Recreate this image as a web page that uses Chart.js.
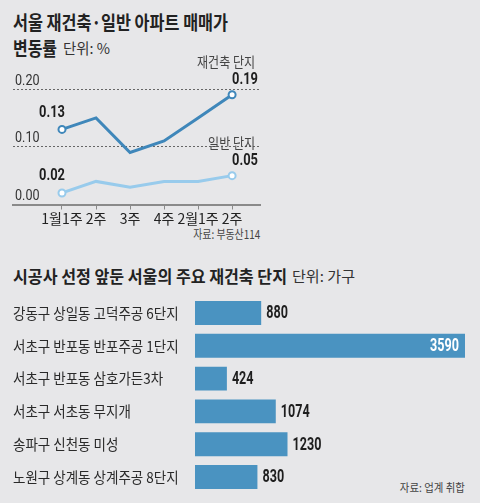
<!DOCTYPE html>
<html><head><meta charset="utf-8">
<script src="https://cdn.jsdelivr.net/npm/chart.js@4/dist/chart.umd.min.js"></script>
<style>
html,body{margin:0;padding:0;}
body{width:480px;height:503px;background:#e7e7e9;position:relative;overflow:hidden;font-family:"Noto Sans CJK KR",sans-serif;color:#222;}
.t{position:absolute;white-space:nowrap;}
.l{transform-origin:0 50%;}
.r{transform-origin:100% 50%;}
canvas{position:absolute;}
</style></head><body>
<div class="t l" data-w="215" style="left:13px;top:10px;font-size:19px;font-weight:bold;line-height:24px;">서울 재건축·일반 아파트 매매가</div>
<div class="t l" data-w="44" style="left:13px;top:36px;font-size:19px;font-weight:bold;line-height:24px;">변동률</div>
<div class="t l" data-w="47" style="left:63px;top:37px;font-size:15px;line-height:22px;color:#333">단위: %</div>
<div class="t r" data-w="67" style="right:220px;top:225px;font-size:12px;line-height:18px;color:#444">자료: 부동산114</div>
<div class="t l" data-w="274" style="left:13px;top:264px;font-size:17px;font-weight:bold;line-height:24px;">시공사 선정 앞둔 서울의 주요 재건축 단지</div>
<div class="t l" data-w="63" style="left:292px;top:265px;font-size:15px;line-height:22px;color:#333">단위: 가구</div>
<div class="t r" data-w="65" style="right:15px;top:478px;font-size:11.5px;line-height:18px;color:#444">자료: 업계 취합</div>
<canvas id="line" width="275" height="185" style="left:0;top:45px;width:275px;height:185px"></canvas>
<canvas id="bar" width="480" height="213" style="left:0;top:290px;width:480px;height:213px"></canvas>
<script>
const weeks = ['1월1주','2주','3주','4주','2월1주','2주'];
const rebuild = [0.13,0.15,0.09,0.11,0.15,0.19];
const general = [0.02,0.04,0.03,0.04,0.04,0.05];
const seriesNames = ['재건축 단지','일반 단지'];
const yTicks = [0, 0.1, 0.2];
const complexes = ['강동구 상일동 고덕주공 6단지','서초구 반포동 반포주공 1단지','서초구 반포동 삼호가든3차','서초구 서초동 무지개','송파구 신천동 미성','노원구 상계동 상계주공 8단지'];
const households = [880,3590,424,1074,1230,830];

document.querySelectorAll('[data-w]').forEach(el=>{
  const w = el.getBoundingClientRect().width;
  el.style.transform = 'scaleX(' + (parseFloat(el.dataset.w)/w) + ')';
});

const NUM = 'Roboto,"Liberation Sans",sans-serif';
const KR = '"Noto Sans CJK KR",sans-serif';
const DARK = '#3f87ba', LIGHT = '#98cbec', BAR = '#4a93c1';

function txt(ctx, s, x, y, align, sx){
  ctx.save();
  ctx.translate(x, y);
  ctx.scale(sx, 1);
  ctx.textAlign = align;
  ctx.fillText(s, 0, 0);
  ctx.restore();
}

const seriesVals = [rebuild, general];
const lineAnnot = {
  id:'lineAnnot',
  afterDraw(chart){
    const ctx = chart.ctx;
    ctx.save();
    ctx.textBaseline = 'middle';
    const ys = chart.scales.y;
    ctx.font = '14px ' + NUM;
    ctx.fillStyle = '#333';
    yTicks.forEach(v=>{ txt(ctx, v.toFixed(2), chart.chartArea.left + 2, ys.getPixelForValue(v) - 8, 'left', 0.9); });
    chart.data.datasets.forEach((ds,d)=>{
      const meta = chart.getDatasetMeta(d);
      const vals = seriesVals[d];
      const n = vals.length;
      const f = meta.data[0], l = meta.data[n-1];
      ctx.fillStyle = '#1e1e1e';
      ctx.font = 'bold 16.5px ' + NUM;
      txt(ctx, vals[0].toFixed(2), f.x + 3, f.y - 17, 'right', 0.78);
      txt(ctx, vals[n-1].toFixed(2), l.x, l.y - 15, 'left', 0.78);
      ctx.font = '14px ' + KR;
      ctx.fillStyle = '#444';
      txt(ctx, seriesNames[d], l.x + 23, l.y - 33, 'right', 0.86);
    });
    ctx.restore();
  }
};
const endPts = (arr)=> (c)=> (c.dataIndex===0 || c.dataIndex===arr.length-1) ? 3.5 : 0;

new Chart(document.getElementById('line'), {
  type:'line',
  data:{datasets:[
    {label:seriesNames[0], data: rebuild.map((v,i)=>({x:i,y:v})), borderColor:DARK, borderWidth:3, pointRadius:endPts(rebuild), pointHoverRadius:0, pointBackgroundColor:'#fff', pointBorderColor:DARK, pointBorderWidth:2, tension:0},
    {label:seriesNames[1], data: general.map((v,i)=>({x:i,y:v})), borderColor:LIGHT, borderWidth:3, pointRadius:endPts(general), pointHoverRadius:0, pointBackgroundColor:'#fff', pointBorderColor:LIGHT, pointBorderWidth:2, tension:0}
  ]},
  options:{
    responsive:false, animation:false, events:[],
    layout:{padding:{left:13,right:15,top:26.7,bottom:0}},
    plugins:{legend:{display:false}, tooltip:{enabled:false}},
    scales:{
      x:{type:'linear', min:-1.44, max:5.82,
        afterBuildTicks:s=>{ s.ticks = weeks.map((w,i)=>({value:i})); },
        afterFit:s=>{ s.height = 25.5; },
        grid:{drawOnChartArea:false, drawTicks:true, tickLength:5, color:'#8a8a8a', lineWidth:1},
        border:{display:true, color:'#8a8a8a', width:2},
        ticks:{callback:(v)=>weeks[v], font:{family:KR, size:14}, color:'#222', padding:1, maxRotation:0, autoSkip:false}
      },
      y:{min:0, max:0.23,
        afterBuildTicks:s=>{ s.ticks = yTicks.map(v=>({value:v})); },
        afterFit:s=>{ s.width = 0; },
        grid:{color:'#666', lineWidth:1, drawTicks:false},
        border:{display:false, dash:[2,2]},
        ticks:{display:false}
      }
    }
  },
  plugins:[lineAnnot]
});

const barLabels = {
  id:'barLabels',
  afterDatasetsDraw(chart){
    const ctx = chart.ctx;
    const meta = chart.getDatasetMeta(0);
    const sx = 0.72;
    ctx.save();
    ctx.textBaseline = 'middle';
    meta.data.forEach((el,i)=>{
      // category label
      ctx.font = '15px ' + KR;
      ctx.fillStyle = '#2a2a2a';
      txt(ctx, complexes[i], 13, el.y, 'left', 0.9);
      // value label
      ctx.font = 'bold 17.5px ' + NUM;
      const s = String(households[i]);
      const w = ctx.measureText(s).width * sx;
      if (el.x + 5 + w > chart.chartArea.right) {
        ctx.fillStyle = '#fff';
        txt(ctx, s, el.x - 6, el.y + 1, 'right', sx);
      } else {
        ctx.fillStyle = '#1e1e1e';
        txt(ctx, s, el.x + 5, el.y + 1, 'left', sx);
      }
    });
    ctx.restore();
  }
};

new Chart(document.getElementById('bar'), {
  type:'bar',
  data:{labels:complexes, datasets:[{data:households, backgroundColor:BAR, barPercentage:0.73, categoryPercentage:1}]},
  options:{
    indexAxis:'y', responsive:false, animation:false, events:[],
    layout:{padding:{left:13,right:5,top:6.6,bottom:9.6}},
    plugins:{legend:{display:false}, tooltip:{enabled:false}},
    scales:{
      x:{display:false, min:0, max:3723},
      y:{afterFit:s=>{ s.width = 182; }, grid:{display:false}, border:{display:false},
        ticks:{display:false}}
    }
  },
  plugins:[barLabels]
});
</script>
</body></html>
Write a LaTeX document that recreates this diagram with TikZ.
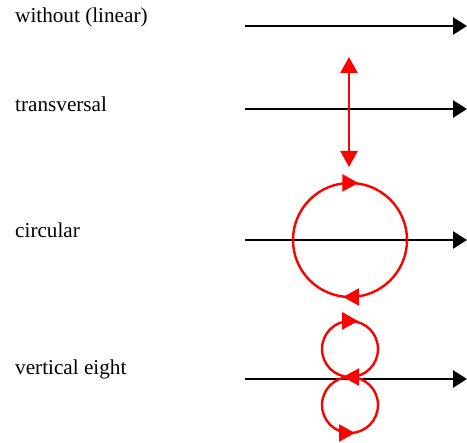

——————

**Description of the task**.
Quote the material exactly. Pictures stay out.

**Task response**.
Recreate this image as a web page that uses Chart.js.
<!DOCTYPE html>
<html><head><meta charset="utf-8">
<script src="https://cdn.jsdelivr.net/npm/chart.js@4/dist/chart.umd.min.js"></script>
<style>
html,body{margin:0;padding:0;}
body{width:480px;height:503px;background:#e7e7e9;position:relative;overflow:hidden;font-family:"Noto Sans CJK KR",sans-serif;color:#222;}
.t{position:absolute;white-space:nowrap;}
.l{transform-origin:0 50%;}
.r{transform-origin:100% 50%;}
canvas{position:absolute;}
</style></head><body>
<div class="t l" data-w="215" style="left:13px;top:10px;font-size:19px;font-weight:bold;line-height:24px;">서울 재건축·일반 아파트 매매가</div>
<div class="t l" data-w="44" style="left:13px;top:36px;font-size:19px;font-weight:bold;line-height:24px;">변동률</div>
<div class="t l" data-w="47" style="left:63px;top:37px;font-size:15px;line-height:22px;color:#333">단위: %</div>
<div class="t r" data-w="67" style="right:220px;top:225px;font-size:12px;line-height:18px;color:#444">자료: 부동산114</div>
<div class="t l" data-w="274" style="left:13px;top:264px;font-size:17px;font-weight:bold;line-height:24px;">시공사 선정 앞둔 서울의 주요 재건축 단지</div>
<div class="t l" data-w="63" style="left:292px;top:265px;font-size:15px;line-height:22px;color:#333">단위: 가구</div>
<div class="t r" data-w="65" style="right:15px;top:478px;font-size:11.5px;line-height:18px;color:#444">자료: 업계 취합</div>
<canvas id="line" width="275" height="185" style="left:0;top:45px;width:275px;height:185px"></canvas>
<canvas id="bar" width="480" height="213" style="left:0;top:290px;width:480px;height:213px"></canvas>
<script>
const weeks = ['1월1주','2주','3주','4주','2월1주','2주'];
const rebuild = [0.13,0.15,0.09,0.11,0.15,0.19];
const general = [0.02,0.04,0.03,0.04,0.04,0.05];
const seriesNames = ['재건축 단지','일반 단지'];
const yTicks = [0, 0.1, 0.2];
const complexes = ['강동구 상일동 고덕주공 6단지','서초구 반포동 반포주공 1단지','서초구 반포동 삼호가든3차','서초구 서초동 무지개','송파구 신천동 미성','노원구 상계동 상계주공 8단지'];
const households = [880,3590,424,1074,1230,830];

document.querySelectorAll('[data-w]').forEach(el=>{
  const w = el.getBoundingClientRect().width;
  el.style.transform = 'scaleX(' + (parseFloat(el.dataset.w)/w) + ')';
});

const NUM = 'Roboto,"Liberation Sans",sans-serif';
const KR = '"Noto Sans CJK KR",sans-serif';
const DARK = '#3f87ba', LIGHT = '#98cbec', BAR = '#4a93c1';

function txt(ctx, s, x, y, align, sx){
  ctx.save();
  ctx.translate(x, y);
  ctx.scale(sx, 1);
  ctx.textAlign = align;
  ctx.fillText(s, 0, 0);
  ctx.restore();
}

const seriesVals = [rebuild, general];
const lineAnnot = {
  id:'lineAnnot',
  afterDraw(chart){
    const ctx = chart.ctx;
    ctx.save();
    ctx.textBaseline = 'middle';
    const ys = chart.scales.y;
    ctx.font = '14px ' + NUM;
    ctx.fillStyle = '#333';
    yTicks.forEach(v=>{ txt(ctx, v.toFixed(2), chart.chartArea.left + 2, ys.getPixelForValue(v) - 8, 'left', 0.9); });
    chart.data.datasets.forEach((ds,d)=>{
      const meta = chart.getDatasetMeta(d);
      const vals = seriesVals[d];
      const n = vals.length;
      const f = meta.data[0], l = meta.data[n-1];
      ctx.fillStyle = '#1e1e1e';
      ctx.font = 'bold 16.5px ' + NUM;
      txt(ctx, vals[0].toFixed(2), f.x + 3, f.y - 17, 'right', 0.78);
      txt(ctx, vals[n-1].toFixed(2), l.x, l.y - 15, 'left', 0.78);
      ctx.font = '14px ' + KR;
      ctx.fillStyle = '#444';
      txt(ctx, seriesNames[d], l.x + 23, l.y - 33, 'right', 0.86);
    });
    ctx.restore();
  }
};
const endPts = (arr)=> (c)=> (c.dataIndex===0 || c.dataIndex===arr.length-1) ? 3.5 : 0;

new Chart(document.getElementById('line'), {
  type:'line',
  data:{datasets:[
    {label:seriesNames[0], data: rebuild.map((v,i)=>({x:i,y:v})), borderColor:DARK, borderWidth:3, pointRadius:endPts(rebuild), pointHoverRadius:0, pointBackgroundColor:'#fff', pointBorderColor:DARK, pointBorderWidth:2, tension:0},
    {label:seriesNames[1], data: general.map((v,i)=>({x:i,y:v})), borderColor:LIGHT, borderWidth:3, pointRadius:endPts(general), pointHoverRadius:0, pointBackgroundColor:'#fff', pointBorderColor:LIGHT, pointBorderWidth:2, tension:0}
  ]},
  options:{
    responsive:false, animation:false, events:[],
    layout:{padding:{left:13,right:15,top:26.7,bottom:0}},
    plugins:{legend:{display:false}, tooltip:{enabled:false}},
    scales:{
      x:{type:'linear', min:-1.44, max:5.82,
        afterBuildTicks:s=>{ s.ticks = weeks.map((w,i)=>({value:i})); },
        afterFit:s=>{ s.height = 25.5; },
        grid:{drawOnChartArea:false, drawTicks:true, tickLength:5, color:'#8a8a8a', lineWidth:1},
        border:{display:true, color:'#8a8a8a', width:2},
        ticks:{callback:(v)=>weeks[v], font:{family:KR, size:14}, color:'#222', padding:1, maxRotation:0, autoSkip:false}
      },
      y:{min:0, max:0.23,
        afterBuildTicks:s=>{ s.ticks = yTicks.map(v=>({value:v})); },
        afterFit:s=>{ s.width = 0; },
        grid:{color:'#666', lineWidth:1, drawTicks:false},
        border:{display:false, dash:[2,2]},
        ticks:{display:false}
      }
    }
  },
  plugins:[lineAnnot]
});

const barLabels = {
  id:'barLabels',
  afterDatasetsDraw(chart){
    const ctx = chart.ctx;
    const meta = chart.getDatasetMeta(0);
    const sx = 0.72;
    ctx.save();
    ctx.textBaseline = 'middle';
    meta.data.forEach((el,i)=>{
      // category label
      ctx.font = '15px ' + KR;
      ctx.fillStyle = '#2a2a2a';
      txt(ctx, complexes[i], 13, el.y, 'left', 0.9);
      // value label
      ctx.font = 'bold 17.5px ' + NUM;
      const s = String(households[i]);
      const w = ctx.measureText(s).width * sx;
      if (el.x + 5 + w > chart.chartArea.right) {
        ctx.fillStyle = '#fff';
        txt(ctx, s, el.x - 6, el.y + 1, 'right', sx);
      } else {
        ctx.fillStyle = '#1e1e1e';
        txt(ctx, s, el.x + 5, el.y + 1, 'left', sx);
      }
    });
    ctx.restore();
  }
};

new Chart(document.getElementById('bar'), {
  type:'bar',
  data:{labels:complexes, datasets:[{data:households, backgroundColor:BAR, barPercentage:0.73, categoryPercentage:1}]},
  options:{
    indexAxis:'y', responsive:false, animation:false, events:[],
    layout:{padding:{left:13,right:5,top:6.6,bottom:9.6}},
    plugins:{legend:{display:false}, tooltip:{enabled:false}},
    scales:{
      x:{display:false, min:0, max:3723},
      y:{afterFit:s=>{ s.width = 182; }, grid:{display:false}, border:{display:false},
        ticks:{display:false}}
    }
  },
  plugins:[barLabels]
});
</script>
</body></html>
Write a LaTeX document that recreates this diagram with TikZ.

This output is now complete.